* SHORT EXERCISE *
Look through the lines and report how many include the word "this", giving nothing but the number.

* DATA ENTRIES *
---+---

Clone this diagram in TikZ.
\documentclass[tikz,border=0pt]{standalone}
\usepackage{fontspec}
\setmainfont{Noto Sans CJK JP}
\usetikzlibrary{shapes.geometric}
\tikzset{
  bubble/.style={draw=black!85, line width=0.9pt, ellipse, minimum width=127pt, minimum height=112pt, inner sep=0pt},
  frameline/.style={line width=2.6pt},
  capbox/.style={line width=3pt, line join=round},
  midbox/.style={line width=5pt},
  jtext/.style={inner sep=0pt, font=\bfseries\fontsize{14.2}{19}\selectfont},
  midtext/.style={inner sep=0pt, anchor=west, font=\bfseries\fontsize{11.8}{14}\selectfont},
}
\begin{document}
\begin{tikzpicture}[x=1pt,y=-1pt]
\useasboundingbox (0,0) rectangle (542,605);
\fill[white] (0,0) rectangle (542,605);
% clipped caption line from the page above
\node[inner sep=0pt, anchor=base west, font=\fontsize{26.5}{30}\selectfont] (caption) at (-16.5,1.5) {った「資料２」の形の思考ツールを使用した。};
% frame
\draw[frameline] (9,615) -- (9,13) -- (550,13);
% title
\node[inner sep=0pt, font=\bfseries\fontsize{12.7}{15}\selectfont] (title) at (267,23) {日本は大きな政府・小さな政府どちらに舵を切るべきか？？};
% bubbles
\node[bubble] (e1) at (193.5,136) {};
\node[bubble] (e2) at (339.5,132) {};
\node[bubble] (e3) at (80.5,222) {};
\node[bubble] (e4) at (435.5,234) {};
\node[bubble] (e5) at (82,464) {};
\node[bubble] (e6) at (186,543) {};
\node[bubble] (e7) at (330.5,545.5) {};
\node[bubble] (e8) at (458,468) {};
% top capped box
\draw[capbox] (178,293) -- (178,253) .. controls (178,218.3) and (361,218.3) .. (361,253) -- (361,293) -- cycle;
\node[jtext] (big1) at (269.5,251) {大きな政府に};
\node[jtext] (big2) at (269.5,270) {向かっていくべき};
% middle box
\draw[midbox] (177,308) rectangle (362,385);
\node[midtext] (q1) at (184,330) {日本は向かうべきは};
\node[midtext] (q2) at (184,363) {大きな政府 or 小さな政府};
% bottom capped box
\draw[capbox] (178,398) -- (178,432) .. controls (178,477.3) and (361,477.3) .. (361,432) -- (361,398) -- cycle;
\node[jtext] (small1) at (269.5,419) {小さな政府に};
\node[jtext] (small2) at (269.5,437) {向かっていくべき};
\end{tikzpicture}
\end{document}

---+---

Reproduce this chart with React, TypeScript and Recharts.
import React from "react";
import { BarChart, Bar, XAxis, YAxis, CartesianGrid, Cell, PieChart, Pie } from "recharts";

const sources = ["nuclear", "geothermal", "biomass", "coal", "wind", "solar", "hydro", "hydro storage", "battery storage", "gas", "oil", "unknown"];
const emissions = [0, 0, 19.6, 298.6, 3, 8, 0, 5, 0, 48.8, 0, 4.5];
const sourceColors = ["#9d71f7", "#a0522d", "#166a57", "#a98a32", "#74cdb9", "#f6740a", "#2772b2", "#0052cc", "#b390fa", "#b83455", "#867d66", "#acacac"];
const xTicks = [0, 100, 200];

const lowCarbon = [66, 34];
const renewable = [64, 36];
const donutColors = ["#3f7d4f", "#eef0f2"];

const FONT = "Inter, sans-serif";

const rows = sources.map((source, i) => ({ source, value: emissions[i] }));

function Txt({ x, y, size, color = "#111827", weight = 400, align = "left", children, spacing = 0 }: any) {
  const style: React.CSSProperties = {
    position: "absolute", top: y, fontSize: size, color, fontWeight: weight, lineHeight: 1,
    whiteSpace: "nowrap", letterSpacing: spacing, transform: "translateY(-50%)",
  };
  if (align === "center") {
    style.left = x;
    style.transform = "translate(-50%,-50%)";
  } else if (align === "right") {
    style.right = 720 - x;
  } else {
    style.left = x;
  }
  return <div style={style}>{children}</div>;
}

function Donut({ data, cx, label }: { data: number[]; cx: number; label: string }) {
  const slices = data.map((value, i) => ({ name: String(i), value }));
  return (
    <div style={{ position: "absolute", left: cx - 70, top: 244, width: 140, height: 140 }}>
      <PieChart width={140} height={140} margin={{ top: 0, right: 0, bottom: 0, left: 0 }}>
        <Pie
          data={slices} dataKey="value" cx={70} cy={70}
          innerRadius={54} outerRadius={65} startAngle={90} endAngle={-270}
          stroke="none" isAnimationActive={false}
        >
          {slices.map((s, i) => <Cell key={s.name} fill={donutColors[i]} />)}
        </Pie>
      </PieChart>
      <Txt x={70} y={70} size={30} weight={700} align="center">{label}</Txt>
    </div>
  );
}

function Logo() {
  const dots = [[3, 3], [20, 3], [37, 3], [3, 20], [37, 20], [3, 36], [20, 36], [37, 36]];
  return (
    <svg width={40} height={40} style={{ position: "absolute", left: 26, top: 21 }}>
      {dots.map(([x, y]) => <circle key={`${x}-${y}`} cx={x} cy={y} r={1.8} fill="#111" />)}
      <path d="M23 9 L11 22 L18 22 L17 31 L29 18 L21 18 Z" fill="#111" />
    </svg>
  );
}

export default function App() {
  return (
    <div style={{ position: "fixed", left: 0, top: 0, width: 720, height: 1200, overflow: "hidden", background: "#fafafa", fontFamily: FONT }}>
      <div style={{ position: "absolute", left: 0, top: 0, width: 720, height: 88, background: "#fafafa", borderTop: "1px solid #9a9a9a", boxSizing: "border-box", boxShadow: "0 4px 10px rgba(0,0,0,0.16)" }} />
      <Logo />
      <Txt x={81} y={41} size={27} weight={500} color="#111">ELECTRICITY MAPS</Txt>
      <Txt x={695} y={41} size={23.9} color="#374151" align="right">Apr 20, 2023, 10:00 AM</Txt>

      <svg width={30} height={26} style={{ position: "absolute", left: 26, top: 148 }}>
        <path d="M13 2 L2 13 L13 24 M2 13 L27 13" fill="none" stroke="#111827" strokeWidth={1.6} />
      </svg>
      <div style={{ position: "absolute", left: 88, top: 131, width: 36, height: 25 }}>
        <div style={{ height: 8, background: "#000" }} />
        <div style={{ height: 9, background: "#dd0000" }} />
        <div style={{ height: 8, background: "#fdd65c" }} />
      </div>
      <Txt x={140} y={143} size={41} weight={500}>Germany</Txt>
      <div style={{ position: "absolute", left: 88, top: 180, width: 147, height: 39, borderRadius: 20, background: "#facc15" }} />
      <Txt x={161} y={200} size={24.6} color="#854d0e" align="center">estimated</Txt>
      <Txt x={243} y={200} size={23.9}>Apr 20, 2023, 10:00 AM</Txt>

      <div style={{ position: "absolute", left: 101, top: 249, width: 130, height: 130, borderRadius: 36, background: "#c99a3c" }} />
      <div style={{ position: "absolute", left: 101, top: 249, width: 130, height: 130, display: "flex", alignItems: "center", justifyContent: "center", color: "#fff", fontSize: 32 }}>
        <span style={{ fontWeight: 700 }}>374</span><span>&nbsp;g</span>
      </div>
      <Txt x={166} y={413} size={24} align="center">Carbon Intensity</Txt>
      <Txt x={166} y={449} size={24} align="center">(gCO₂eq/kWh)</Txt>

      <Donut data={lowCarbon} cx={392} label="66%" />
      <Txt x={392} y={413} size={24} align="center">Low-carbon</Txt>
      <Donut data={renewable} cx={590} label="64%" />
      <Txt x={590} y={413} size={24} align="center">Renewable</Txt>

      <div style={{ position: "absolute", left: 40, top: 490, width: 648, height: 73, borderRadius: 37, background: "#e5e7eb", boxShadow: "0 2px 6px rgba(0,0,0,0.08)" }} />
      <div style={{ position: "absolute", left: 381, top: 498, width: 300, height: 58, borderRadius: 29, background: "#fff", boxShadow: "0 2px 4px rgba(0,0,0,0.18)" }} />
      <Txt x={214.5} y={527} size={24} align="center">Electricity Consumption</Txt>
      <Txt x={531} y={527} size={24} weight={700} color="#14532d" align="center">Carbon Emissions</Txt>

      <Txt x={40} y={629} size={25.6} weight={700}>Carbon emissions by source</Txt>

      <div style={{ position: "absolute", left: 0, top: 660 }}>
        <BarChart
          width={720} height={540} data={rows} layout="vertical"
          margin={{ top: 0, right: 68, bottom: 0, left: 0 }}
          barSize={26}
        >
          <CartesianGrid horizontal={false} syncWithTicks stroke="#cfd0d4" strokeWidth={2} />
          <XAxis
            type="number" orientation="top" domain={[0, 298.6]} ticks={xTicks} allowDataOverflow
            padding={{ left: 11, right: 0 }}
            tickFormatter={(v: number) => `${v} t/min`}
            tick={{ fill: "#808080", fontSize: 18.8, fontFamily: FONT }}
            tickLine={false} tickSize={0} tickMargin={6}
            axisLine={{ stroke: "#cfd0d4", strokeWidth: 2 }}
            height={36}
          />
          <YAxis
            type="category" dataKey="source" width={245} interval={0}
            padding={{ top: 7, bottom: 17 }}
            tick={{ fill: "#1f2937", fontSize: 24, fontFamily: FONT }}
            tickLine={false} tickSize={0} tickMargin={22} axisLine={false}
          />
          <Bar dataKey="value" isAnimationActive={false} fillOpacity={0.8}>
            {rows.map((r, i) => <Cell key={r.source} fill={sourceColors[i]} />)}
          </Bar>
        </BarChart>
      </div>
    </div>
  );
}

---+---

* TASK RESPONSE *
2